━━━━━ Items ━━━━━

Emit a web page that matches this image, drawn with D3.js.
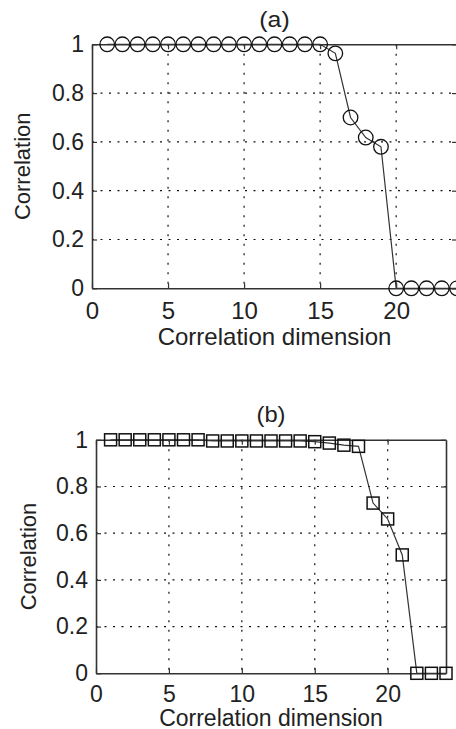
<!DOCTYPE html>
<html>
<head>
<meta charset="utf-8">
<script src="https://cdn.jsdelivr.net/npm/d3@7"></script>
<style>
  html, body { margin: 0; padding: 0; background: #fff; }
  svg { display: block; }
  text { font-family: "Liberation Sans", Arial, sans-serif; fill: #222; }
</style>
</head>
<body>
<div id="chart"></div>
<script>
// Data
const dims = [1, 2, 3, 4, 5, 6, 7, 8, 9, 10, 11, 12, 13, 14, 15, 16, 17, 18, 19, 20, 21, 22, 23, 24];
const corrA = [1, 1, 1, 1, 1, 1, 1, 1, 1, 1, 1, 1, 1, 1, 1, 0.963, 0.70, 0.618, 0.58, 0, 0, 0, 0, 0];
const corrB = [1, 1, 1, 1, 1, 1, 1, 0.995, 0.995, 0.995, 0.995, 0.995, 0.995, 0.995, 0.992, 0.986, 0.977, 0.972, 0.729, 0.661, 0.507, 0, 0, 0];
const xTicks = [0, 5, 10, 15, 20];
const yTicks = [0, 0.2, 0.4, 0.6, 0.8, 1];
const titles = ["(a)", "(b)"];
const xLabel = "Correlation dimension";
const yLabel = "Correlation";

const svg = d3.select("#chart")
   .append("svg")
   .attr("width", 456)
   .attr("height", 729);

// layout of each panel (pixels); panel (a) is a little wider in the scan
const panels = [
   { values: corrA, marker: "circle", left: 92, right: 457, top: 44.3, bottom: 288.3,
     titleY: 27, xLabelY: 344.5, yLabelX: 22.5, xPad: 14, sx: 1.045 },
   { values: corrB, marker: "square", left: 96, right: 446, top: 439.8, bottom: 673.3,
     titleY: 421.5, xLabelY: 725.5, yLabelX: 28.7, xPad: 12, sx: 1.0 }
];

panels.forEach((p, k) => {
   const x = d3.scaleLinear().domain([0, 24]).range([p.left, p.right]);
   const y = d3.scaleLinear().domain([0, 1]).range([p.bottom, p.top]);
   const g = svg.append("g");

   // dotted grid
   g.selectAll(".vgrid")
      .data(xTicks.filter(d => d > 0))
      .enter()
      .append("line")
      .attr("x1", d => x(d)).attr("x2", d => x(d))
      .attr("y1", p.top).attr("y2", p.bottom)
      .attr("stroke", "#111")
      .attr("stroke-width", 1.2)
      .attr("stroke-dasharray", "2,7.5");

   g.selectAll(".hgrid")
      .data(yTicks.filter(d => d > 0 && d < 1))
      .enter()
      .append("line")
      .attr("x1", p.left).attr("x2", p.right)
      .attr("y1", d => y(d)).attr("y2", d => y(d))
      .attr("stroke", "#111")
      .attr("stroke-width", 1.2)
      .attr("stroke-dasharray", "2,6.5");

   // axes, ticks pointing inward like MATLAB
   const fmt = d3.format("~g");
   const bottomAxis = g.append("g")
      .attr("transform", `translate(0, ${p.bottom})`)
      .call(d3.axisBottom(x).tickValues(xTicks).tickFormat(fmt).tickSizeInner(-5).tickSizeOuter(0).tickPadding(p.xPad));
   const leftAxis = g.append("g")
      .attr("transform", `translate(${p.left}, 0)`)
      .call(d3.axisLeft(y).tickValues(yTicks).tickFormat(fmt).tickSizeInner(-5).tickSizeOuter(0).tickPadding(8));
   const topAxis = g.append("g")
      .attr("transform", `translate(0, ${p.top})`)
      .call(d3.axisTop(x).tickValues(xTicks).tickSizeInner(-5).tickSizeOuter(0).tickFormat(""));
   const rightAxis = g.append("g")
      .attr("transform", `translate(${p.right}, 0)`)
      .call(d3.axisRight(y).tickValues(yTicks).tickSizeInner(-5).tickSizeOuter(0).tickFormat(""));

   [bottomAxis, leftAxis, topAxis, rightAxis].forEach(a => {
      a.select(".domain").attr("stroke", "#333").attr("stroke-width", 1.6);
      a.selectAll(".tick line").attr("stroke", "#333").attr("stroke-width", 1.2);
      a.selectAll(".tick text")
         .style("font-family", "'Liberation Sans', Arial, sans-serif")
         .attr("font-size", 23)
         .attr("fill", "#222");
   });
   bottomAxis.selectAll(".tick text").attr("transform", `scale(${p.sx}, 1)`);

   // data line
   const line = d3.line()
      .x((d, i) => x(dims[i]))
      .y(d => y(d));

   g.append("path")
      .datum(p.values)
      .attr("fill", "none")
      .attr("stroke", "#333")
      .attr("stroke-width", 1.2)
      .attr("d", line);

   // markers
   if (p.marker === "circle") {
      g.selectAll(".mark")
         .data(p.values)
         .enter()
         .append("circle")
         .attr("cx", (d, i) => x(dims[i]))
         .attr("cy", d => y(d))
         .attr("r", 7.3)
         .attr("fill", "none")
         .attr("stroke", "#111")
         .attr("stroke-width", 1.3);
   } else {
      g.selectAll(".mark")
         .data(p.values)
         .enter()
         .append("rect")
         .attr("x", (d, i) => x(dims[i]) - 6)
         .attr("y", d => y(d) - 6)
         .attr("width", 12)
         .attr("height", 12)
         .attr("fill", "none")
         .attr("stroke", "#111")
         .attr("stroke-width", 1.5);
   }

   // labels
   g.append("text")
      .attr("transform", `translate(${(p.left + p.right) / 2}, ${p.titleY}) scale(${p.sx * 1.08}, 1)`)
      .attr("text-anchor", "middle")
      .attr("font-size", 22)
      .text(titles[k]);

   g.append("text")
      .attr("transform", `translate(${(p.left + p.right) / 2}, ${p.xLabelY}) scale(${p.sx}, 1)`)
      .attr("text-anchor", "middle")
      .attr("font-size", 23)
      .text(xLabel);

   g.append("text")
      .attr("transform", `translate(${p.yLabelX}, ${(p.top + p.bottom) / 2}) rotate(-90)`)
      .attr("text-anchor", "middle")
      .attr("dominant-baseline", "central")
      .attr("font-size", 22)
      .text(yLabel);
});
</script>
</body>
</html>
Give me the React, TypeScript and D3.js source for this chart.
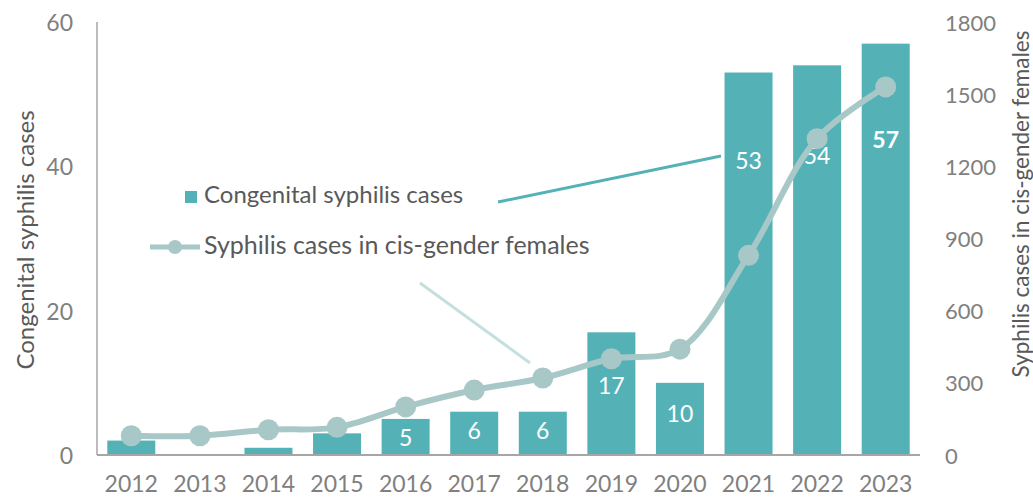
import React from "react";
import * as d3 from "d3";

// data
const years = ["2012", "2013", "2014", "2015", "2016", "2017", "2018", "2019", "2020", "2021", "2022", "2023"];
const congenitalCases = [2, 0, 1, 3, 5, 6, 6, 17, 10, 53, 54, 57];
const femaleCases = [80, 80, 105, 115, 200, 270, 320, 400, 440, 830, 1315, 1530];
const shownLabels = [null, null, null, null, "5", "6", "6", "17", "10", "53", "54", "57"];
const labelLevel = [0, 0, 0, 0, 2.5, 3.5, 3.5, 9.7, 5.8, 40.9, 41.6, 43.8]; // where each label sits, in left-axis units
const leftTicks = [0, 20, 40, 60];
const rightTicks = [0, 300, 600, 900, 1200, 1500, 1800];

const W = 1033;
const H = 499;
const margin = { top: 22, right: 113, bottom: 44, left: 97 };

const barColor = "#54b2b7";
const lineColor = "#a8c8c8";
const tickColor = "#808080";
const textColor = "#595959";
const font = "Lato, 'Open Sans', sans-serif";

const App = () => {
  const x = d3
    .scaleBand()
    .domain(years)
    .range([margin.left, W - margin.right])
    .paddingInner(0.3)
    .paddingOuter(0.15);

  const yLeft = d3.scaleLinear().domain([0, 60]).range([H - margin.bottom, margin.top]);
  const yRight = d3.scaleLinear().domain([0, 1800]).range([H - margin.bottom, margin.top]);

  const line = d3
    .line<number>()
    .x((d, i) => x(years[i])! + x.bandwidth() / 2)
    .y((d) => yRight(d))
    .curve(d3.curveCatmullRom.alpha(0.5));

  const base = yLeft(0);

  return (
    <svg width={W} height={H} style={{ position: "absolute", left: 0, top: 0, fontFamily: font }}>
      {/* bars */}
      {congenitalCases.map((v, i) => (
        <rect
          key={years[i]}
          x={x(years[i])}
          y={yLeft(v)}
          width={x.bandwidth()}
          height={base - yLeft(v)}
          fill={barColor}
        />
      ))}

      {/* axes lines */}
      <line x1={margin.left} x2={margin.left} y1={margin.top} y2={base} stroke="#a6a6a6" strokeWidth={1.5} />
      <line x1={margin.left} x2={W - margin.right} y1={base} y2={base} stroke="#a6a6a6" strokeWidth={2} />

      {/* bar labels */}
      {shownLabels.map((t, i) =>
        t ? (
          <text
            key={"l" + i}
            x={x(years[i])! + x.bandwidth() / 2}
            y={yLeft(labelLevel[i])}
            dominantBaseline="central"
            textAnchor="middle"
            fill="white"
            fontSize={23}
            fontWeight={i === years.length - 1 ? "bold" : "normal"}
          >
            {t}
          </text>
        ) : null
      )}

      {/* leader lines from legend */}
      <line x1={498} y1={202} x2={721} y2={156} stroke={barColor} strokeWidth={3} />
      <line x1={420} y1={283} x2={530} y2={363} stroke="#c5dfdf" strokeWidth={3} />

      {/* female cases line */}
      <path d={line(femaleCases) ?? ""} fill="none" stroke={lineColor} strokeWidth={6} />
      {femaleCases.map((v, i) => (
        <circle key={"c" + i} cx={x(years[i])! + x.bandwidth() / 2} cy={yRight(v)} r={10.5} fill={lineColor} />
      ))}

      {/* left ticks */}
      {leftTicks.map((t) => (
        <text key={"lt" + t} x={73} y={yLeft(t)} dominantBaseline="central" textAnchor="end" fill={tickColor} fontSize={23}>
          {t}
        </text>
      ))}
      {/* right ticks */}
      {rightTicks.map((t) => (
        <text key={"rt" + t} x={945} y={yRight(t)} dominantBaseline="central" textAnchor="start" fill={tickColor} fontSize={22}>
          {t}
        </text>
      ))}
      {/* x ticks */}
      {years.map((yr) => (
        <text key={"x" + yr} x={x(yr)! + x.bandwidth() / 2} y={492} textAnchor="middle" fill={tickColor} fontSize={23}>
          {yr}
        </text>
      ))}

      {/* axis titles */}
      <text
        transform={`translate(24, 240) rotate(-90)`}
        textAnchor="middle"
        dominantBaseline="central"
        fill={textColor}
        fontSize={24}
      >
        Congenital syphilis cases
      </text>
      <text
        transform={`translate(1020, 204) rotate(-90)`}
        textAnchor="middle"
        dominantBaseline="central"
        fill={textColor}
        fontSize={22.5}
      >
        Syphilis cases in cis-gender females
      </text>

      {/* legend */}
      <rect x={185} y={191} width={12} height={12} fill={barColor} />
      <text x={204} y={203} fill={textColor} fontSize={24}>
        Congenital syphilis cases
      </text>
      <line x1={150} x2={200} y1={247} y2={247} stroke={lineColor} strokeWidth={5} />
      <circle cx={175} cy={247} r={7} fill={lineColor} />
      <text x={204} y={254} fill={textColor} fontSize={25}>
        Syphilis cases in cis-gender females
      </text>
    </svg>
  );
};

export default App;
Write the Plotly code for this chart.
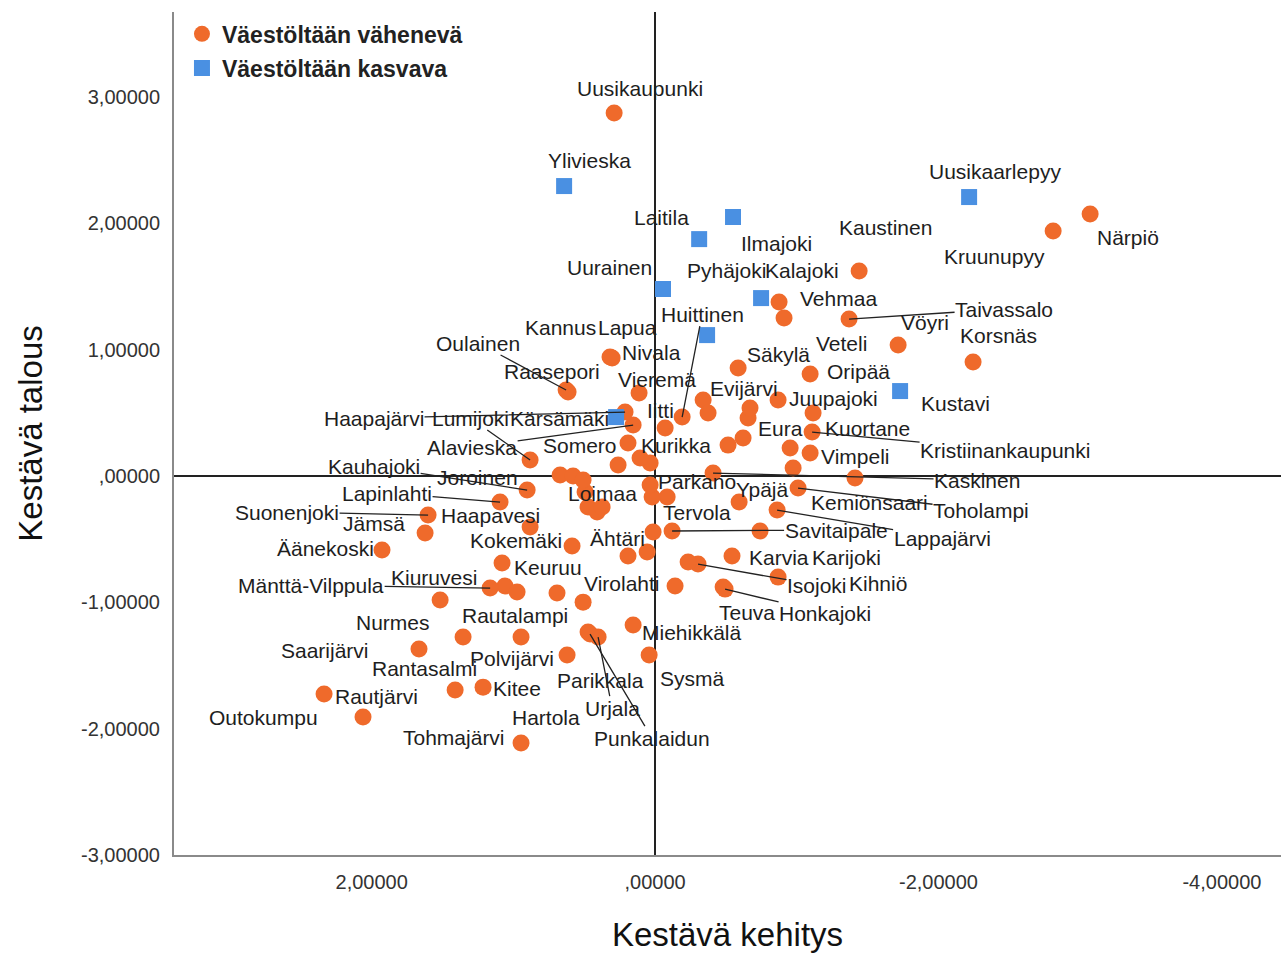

━━━━━

### [The problem]
Go to the line that contains "Give me the" and copy from there down to the line that contains "import * as", with both lines included. Pass over the pictures.

### [Exercise response]
Give me the React, TypeScript and D3.js source for this chart.
import React from "react";
import * as d3 from "d3";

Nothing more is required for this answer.